3D Printing Allows for Unprecedented Accuracy in Facial Reconstructive Surgery


3D printing technology has helped to reconstruct the facial injuries that a 29-year-old motorcycle accident victim sustained.

Stephen Power, from Cardiff, Wales, is possibly the first trauma patient to have 3D printing used at every stage during surgery, in which a reconstructive procedure was used to restore facial features.

In a motorcycle accident in 2012, Power suffered severe injuries that included breaking both of his arms, his right leg, as well as severe eye socket, cheek, and upper jaw injuries.

The accident left him in the hospital for four months.

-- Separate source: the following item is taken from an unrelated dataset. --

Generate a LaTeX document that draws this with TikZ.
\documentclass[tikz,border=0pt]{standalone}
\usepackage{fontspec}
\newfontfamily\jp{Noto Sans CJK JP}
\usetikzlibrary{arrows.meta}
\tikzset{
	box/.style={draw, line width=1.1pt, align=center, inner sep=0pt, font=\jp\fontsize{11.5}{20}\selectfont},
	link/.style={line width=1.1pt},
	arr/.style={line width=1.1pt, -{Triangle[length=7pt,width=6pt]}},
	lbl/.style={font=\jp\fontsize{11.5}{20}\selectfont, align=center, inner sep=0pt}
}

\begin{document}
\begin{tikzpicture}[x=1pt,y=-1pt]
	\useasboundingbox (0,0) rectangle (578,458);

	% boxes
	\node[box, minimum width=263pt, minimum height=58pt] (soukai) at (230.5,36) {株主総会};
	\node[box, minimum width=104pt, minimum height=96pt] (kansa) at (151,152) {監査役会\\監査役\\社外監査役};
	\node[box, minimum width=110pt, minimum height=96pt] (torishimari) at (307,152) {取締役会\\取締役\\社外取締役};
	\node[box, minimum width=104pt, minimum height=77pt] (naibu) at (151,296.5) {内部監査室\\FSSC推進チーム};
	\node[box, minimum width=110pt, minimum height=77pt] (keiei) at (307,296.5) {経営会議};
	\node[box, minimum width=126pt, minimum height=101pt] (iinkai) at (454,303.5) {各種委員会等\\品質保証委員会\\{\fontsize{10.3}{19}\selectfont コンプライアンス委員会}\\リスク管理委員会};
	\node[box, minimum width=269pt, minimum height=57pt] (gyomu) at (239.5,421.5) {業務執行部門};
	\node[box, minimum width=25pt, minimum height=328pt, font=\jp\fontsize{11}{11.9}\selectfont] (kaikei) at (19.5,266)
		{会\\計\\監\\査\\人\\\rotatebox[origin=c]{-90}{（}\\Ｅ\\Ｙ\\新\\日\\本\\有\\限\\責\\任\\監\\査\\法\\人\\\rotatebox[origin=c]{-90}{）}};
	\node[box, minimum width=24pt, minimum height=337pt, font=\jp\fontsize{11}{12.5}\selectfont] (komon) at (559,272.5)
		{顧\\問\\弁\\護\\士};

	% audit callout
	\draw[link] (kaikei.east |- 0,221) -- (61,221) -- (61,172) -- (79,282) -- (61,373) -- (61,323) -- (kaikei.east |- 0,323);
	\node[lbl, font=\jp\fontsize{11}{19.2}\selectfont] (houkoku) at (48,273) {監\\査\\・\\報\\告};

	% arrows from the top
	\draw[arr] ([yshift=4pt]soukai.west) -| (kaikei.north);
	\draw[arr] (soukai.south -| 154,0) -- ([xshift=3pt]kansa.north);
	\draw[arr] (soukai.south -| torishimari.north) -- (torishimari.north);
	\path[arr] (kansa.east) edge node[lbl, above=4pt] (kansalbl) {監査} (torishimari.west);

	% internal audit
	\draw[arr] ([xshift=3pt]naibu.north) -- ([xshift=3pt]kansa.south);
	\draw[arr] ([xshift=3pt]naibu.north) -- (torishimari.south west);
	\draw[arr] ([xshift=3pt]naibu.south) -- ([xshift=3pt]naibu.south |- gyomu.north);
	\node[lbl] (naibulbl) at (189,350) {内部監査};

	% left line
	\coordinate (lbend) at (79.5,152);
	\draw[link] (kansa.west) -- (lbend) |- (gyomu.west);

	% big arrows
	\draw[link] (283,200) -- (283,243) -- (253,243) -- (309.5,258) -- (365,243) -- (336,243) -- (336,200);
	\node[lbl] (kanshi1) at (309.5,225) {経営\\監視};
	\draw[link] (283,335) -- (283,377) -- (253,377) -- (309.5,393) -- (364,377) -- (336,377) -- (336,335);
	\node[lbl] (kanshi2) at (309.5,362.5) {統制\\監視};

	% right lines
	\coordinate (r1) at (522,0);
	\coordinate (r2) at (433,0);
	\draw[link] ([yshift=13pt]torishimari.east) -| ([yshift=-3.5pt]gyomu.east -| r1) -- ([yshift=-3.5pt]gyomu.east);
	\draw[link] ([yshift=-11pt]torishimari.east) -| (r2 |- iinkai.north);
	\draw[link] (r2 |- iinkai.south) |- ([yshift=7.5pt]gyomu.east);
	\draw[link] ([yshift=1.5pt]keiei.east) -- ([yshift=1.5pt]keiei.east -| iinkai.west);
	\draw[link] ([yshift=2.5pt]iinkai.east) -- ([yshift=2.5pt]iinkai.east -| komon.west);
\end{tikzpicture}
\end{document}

“I can’t remember the accident – I remember five minutes before and then waking up in the hospital a few months later,” Power said.

Thanks to 3D printing technology, though, Power was able to undergo an eight-hour operation that allowed doctors to rebuild his face.

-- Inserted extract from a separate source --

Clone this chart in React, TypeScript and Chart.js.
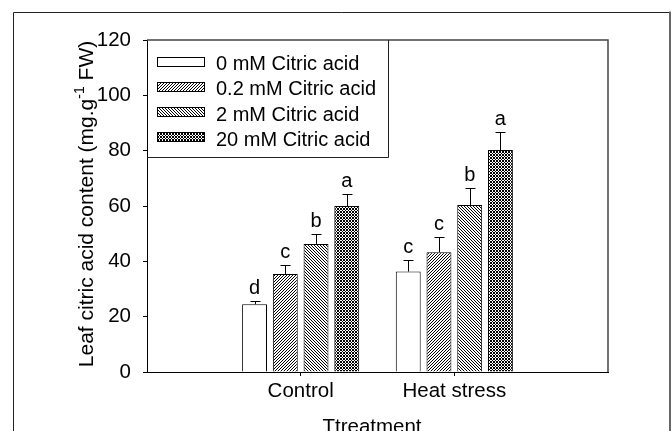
import React, { useEffect, useRef } from 'react';
import { Chart, registerables } from 'chart.js';

Chart.register(...registerables);

// ---- data ----
const groups = ['Control', 'Heat stress'];
const seriesLabels = ['0 mM Citric acid', '0.2 mM Citric acid', '2 mM Citric acid', '20 mM Citric acid'];
const means0 = [24.5, 36.3];
const means02 = [35.4, 43.3];
const means2 = [46.3, 60.4];
const means20 = [60.0, 80.2];
const err0 = [1.3, 4.3];
const err02 = [3.3, 5.6];
const err2 = [3.6, 6.2];
const err20 = [4.2, 6.4];
const letters0 = ['d', 'c'];
const letters02 = ['c', 'c'];
const letters2 = ['b', 'b'];
const letters20 = ['a', 'a'];
const yMin = 0;
const yMax = 120;
const yStep = 20;
const xTitle = 'Ttreatment';
const yTitleMain = 'Leaf citric acid content (mg.g';
const yTitleSup = '-1';
const yTitleEnd = ' FW)';

const FONT = '"Liberation Sans", Arial, Helvetica, sans-serif';

type PatternKind = 'none' | 'fwd' | 'back' | 'cross';

function makePattern(kind: PatternKind): CanvasPattern | string {
  if (kind === 'none') return '#ffffff';
  const n = 3;
  const c = document.createElement('canvas');
  c.width = n;
  c.height = n;
  const g = c.getContext('2d')!;
  const img = g.createImageData(n, n);
  for (let y = 0; y < n; y++) {
    for (let x = 0; x < n; x++) {
      let v = 255;
      if (kind === 'fwd') v = (x + y) % n === 0 ? 0 : 255;
      else if (kind === 'back') v = (x - y + n) % n === 0 ? 0 : 255;
      else {
        const a = (x + y) % n === 0;
        const b = (x - y + n) % n === 0;
        v = a || b ? 0 : 255;
      }
      const i = (y * n + x) * 4;
      img.data[i] = v;
      img.data[i + 1] = v;
      img.data[i + 2] = v;
      img.data[i + 3] = 255;
    }
  }
  g.putImageData(img, 0, 0);
  return g.createPattern(c, 'repeat')!;
}

export default function App() {
  const ref = useRef<HTMLCanvasElement>(null);

  useEffect(() => {
    document.body.style.margin = '0';
    const canvas = ref.current!;
    const kinds: PatternKind[] = ['none', 'fwd', 'back', 'cross'];
    const fills = kinds.map(makePattern);
    const meansAll = [means0, means02, means2, means20];
    const errsAll = [err0, err02, err2, err20];
    const lettersAll = [letters0, letters02, letters2, letters20];
    const labels = ['', ...groups, ''];

    const decor = {
      id: 'decor',
      beforeDraw(chart: any) {
        const { ctx, width, height } = chart;
        ctx.save();
        ctx.fillStyle = '#fff';
        ctx.fillRect(0, 0, width, height);
        // outer frame
        ctx.strokeStyle = '#222';
        ctx.lineWidth = 1;
        ctx.beginPath();
        ctx.moveTo(13.5, height);
        ctx.lineTo(13.5, 12.5);
        ctx.lineTo(670, 12.5);
        ctx.stroke();
        ctx.strokeStyle = '#666';
        ctx.lineWidth = 2;
        ctx.beginPath();
        ctx.moveTo(670, 11.5);
        ctx.lineTo(670, height);
        ctx.stroke();
        ctx.restore();
      },
      afterDatasetsDraw(chart: any) {
        const { ctx, scales } = chart;
        const y = scales.y;
        ctx.save();
        ctx.strokeStyle = '#000';
        ctx.fillStyle = '#000';
        ctx.lineWidth = 1;
        ctx.font = `20px ${FONT}`;
        ctx.textAlign = 'center';
        ctx.textBaseline = 'alphabetic';
        chart.data.datasets.forEach((_ds: any, di: number) => {
          const meta = chart.getDatasetMeta(di);
          groups.forEach((_g, gi) => {
            const el = meta.data[gi + 1];
            if (!el) return;
            const m = meansAll[di][gi];
            const e = errsAll[di][gi];
            const cx = Math.round(el.x) + 0.5;
            const top = y.getPixelForValue(m);
            const capY = Math.round(y.getPixelForValue(m + e)) + 0.5;
            ctx.beginPath();
            ctx.moveTo(cx, top);
            ctx.lineTo(cx, capY);
            ctx.moveTo(cx - 5, capY);
            ctx.lineTo(cx + 5, capY);
            ctx.stroke();
            ctx.fillText(lettersAll[di][gi], el.x, capY - 8);
          });
        });
        ctx.restore();
      },
      afterDraw(chart: any) {
        const { ctx, chartArea: ca } = chart;
        ctx.save();
        // top & right plot border
        ctx.strokeStyle = '#444';
        ctx.lineWidth = 1.5;
        ctx.beginPath();
        ctx.moveTo(ca.left, ca.top);
        ctx.lineTo(ca.right, ca.top);
        ctx.lineTo(ca.right, ca.bottom);
        ctx.stroke();

        // legend
        ctx.font = `20px ${FONT}`;
        const textX = ca.left + 69;
        let maxW = 0;
        chart.data.datasets.forEach((ds: any) => {
          maxW = Math.max(maxW, ctx.measureText(ds.label).width);
        });
        const rowGap = 25.3;
        const firstRow = ca.top + 21;
        const nRows = chart.data.datasets.length;
        const boxRight = Math.round(textX + maxW + 12) + 0.5;
        const boxBottom = Math.round(firstRow + rowGap * (nRows - 1) + 20) + 0.5;
        ctx.strokeStyle = '#222';
        ctx.lineWidth = 1;
        ctx.beginPath();
        ctx.moveTo(boxRight, ca.top);
        ctx.lineTo(boxRight, boxBottom);
        ctx.lineTo(ca.left, boxBottom);
        ctx.stroke();
        ctx.textAlign = 'left';
        ctx.textBaseline = 'alphabetic';
        chart.data.datasets.forEach((ds: any, i: number) => {
          const cy = firstRow + rowGap * i;
          const mx = Math.round(ca.left + 10) + 0.5;
          const my = Math.round(cy - 4.5) + 0.5;
          ctx.fillStyle = ds.backgroundColor;
          ctx.fillRect(mx, my, 47, 9);
          ctx.strokeStyle = '#000';
          ctx.strokeRect(mx, my, 47, 9);
          ctx.fillStyle = '#000';
          ctx.fillText(ds.label, textX, cy + 9);
        });

        // y title with superscript
        ctx.save();
        ctx.translate(93, 204);
        ctx.rotate(-Math.PI / 2);
        ctx.font = `21px ${FONT}`;
        const w1 = ctx.measureText(yTitleMain).width;
        const w3 = ctx.measureText(yTitleEnd).width;
        ctx.font = `14px ${FONT}`;
        const w2 = ctx.measureText(yTitleSup).width;
        const total = w1 + w2 + w3;
        let sx = -total / 2;
        ctx.textAlign = 'left';
        ctx.textBaseline = 'alphabetic';
        ctx.fillStyle = '#000';
        ctx.font = `21px ${FONT}`;
        ctx.fillText(yTitleMain, sx, 0);
        sx += w1;
        ctx.font = `14px ${FONT}`;
        ctx.fillText(yTitleSup, sx, -9);
        sx += w2;
        ctx.font = `21px ${FONT}`;
        ctx.fillText(yTitleEnd, sx, 0);
        ctx.restore();

        // x title
        ctx.font = `20.5px ${FONT}`;
        ctx.textAlign = 'center';
        ctx.textBaseline = 'alphabetic';
        ctx.fillStyle = '#000';
        ctx.fillText(xTitle, 372, 433);
        ctx.restore();
      },
    };

    const chart = new Chart(canvas, {
      type: 'bar',
      data: {
        labels,
        datasets: seriesLabels.map((lab, i) => ({
          label: lab,
          data: [null, ...meansAll[i], null],
          backgroundColor: fills[i] as any,
          borderColor: '#000',
          borderWidth: 1,
          categoryPercentage: 0.8,
          barPercentage: 0.81,
        })),
      },
      options: {
        responsive: false,
        animation: false,
        layout: { padding: { top: 40, right: 64, left: 0, bottom: 0 } },
        plugins: {
          legend: { display: false },
          tooltip: { enabled: false },
          title: { display: false },
        },
        scales: {
          x: {
            type: 'category',
            offset: false,
            grid: {
              offset: false,
              drawOnChartArea: false,
              drawTicks: true,
              tickLength: 4,
              color: (c: any) => (c.index === 1 || c.index === 2 ? '#000' : 'rgba(0,0,0,0)'),
            },
            border: { display: true, color: '#000', width: 1 },
            ticks: {
              color: '#000',
              font: { family: FONT, size: 20.5 },
              padding: 3,
              maxRotation: 0,
              autoSkip: false,
            },
            afterFit(scale: any) {
              scale.height = 59;
              scale.paddingLeft = 0;
              scale.paddingRight = 0;
            },
          },
          y: {
            min: yMin,
            max: yMax,
            grid: {
              drawOnChartArea: false,
              drawTicks: true,
              tickLength: 4,
              color: '#000',
            },
            border: { display: true, color: '#000', width: 1 },
            ticks: {
              stepSize: yStep,
              color: '#000',
              font: { family: FONT, size: 20.5 },
              padding: 12,
            },
            afterFit(scale: any) {
              scale.width = 147;
              scale.paddingTop = 0;
              scale.paddingBottom = 0;
            },
          },
        },
      },
      plugins: [decor],
    });

    return () => chart.destroy();
  }, []);

  return (
    <div style={{ width: 672, height: 431 }}>
      <canvas ref={ref} width={672} height={431} style={{ display: 'block' }} />
    </div>
  );
}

The surgical team used scanned 3D images of his face to design guides to cut and position bones, as well as titanium implants. 3D printing allowed for unprecedented accuracy in the surgery.

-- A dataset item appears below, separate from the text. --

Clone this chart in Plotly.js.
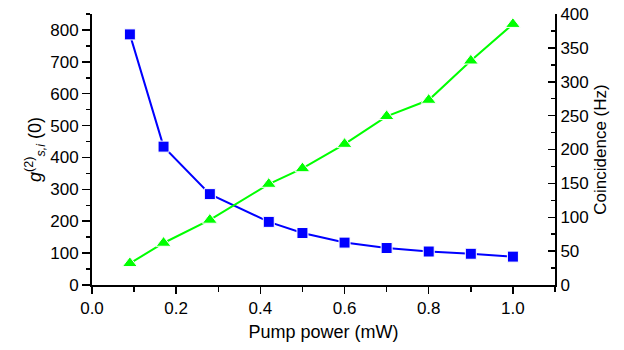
<!DOCTYPE html>
<html><head><meta charset="utf-8">
<script src="https://cdn.plot.ly/plotly-3.0.1.min.js"></script>
<style>html,body{margin:0;padding:0;background:#fff}#chart{width:624px;height:350px}</style>
</head><body><div id="chart"></div>
<script>
const pumpPower = [0.09, 0.17, 0.28, 0.42, 0.50, 0.60, 0.70, 0.80, 0.90, 1.00];
const g2 = [786, 434, 285, 198, 163, 133, 116, 105, 98, 89];
const coincidence = [32, 62, 96, 149, 172, 208, 249, 273, 331, 385];

const font = {family: 'Liberation Sans, Arial, sans-serif', size: 17, color: '#000'};
const traces = [
  {x: pumpPower, y: g2, type: 'scatter', mode: 'lines+markers', yaxis: 'y',
   line: {color: '#0000ff', width: 2},
   marker: {symbol: 'square', size: 11, color: '#0000ff', line: {color: '#ffffff', width: 1}}},
  {x: pumpPower, y: coincidence, type: 'scatter', mode: 'lines+markers', yaxis: 'y2',
   line: {color: '#00ff00', width: 2},
   marker: {symbol: 'triangle-up', size: 13, color: '#00ff00', line: {color: '#ffffff', width: 1}}}
];
const layout = {
  width: 624, height: 350, showlegend: false,
  paper_bgcolor: '#fff', plot_bgcolor: '#fff',
  margin: {l: 92, r: 69, t: 14, b: 65},
  font: font,
  xaxis: {range: [0, 1.1], dtick: 0.2, tick0: 0, tickformat: '.1f', showgrid: false, zeroline: false,
    showline: true, linecolor: '#000', linewidth: 2, ticks: 'outside', ticklen: 7, tickwidth: 1.5, tickcolor: '#000',
    minor: {dtick: 0.1, ticks: 'outside', ticklen: 5, tickwidth: 1.5, tickcolor: '#000', showgrid: false},
    title: {text: 'Pump power (mW)', font: {family: font.family, size: 18}, standoff: 8}},
  yaxis: {range: [0, 850], dtick: 100, tick0: 0, showgrid: false, zeroline: false,
    showline: true, linecolor: '#000', linewidth: 2, ticks: 'outside', ticklen: 8, tickwidth: 1.5, tickcolor: '#000',
    minor: {dtick: 50, ticks: 'outside', ticklen: 4, tickwidth: 1.5, tickcolor: '#000', showgrid: false},
    title: {text: '<i>g</i><sup>(2)</sup><sub><i>s,i</i></sub> (0)', font: {family: font.family, size: 18}, standoff: 4}},
  yaxis2: {range: [0, 400], dtick: 50, tick0: 0, overlaying: 'y', side: 'right', showgrid: false, zeroline: false,
    showline: true, linecolor: '#000', linewidth: 2, ticks: 'inside', ticklen: 7, tickwidth: 1.5, tickcolor: '#000',
    minor: {dtick: 25, ticks: 'inside', ticklen: 4, tickwidth: 1.5, tickcolor: '#000', showgrid: false},
    title: {text: 'Coincidence (Hz)', font: {family: font.family, size: 17}, standoff: 6}}
};
Plotly.newPlot('chart', traces, layout, {displayModeBar: false, staticPlot: true});
</script></body></html>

“It was a three dimensional exercise,” said consultant maxillofacial surgeon Adrian Sugar. “We had virtual and physical model planning for each stage of the operation. It made sense to plan it in three dimensions and that is why 3D printing came in – and successive 3D printing, as at every different stage we had a model.”

“Without this technology, you have to guess where everything goes. With 3D printing, we are far more precise.”

Power’s new face is a testament to the amazing things that 3D printing technology is capable of when combined with modern medical technology.

“I won’t have to hide my face away and my confidence will be back,” said Power. “I’ll be able to do everyday things – go and see people, walk in the streets, just go to any public areas.”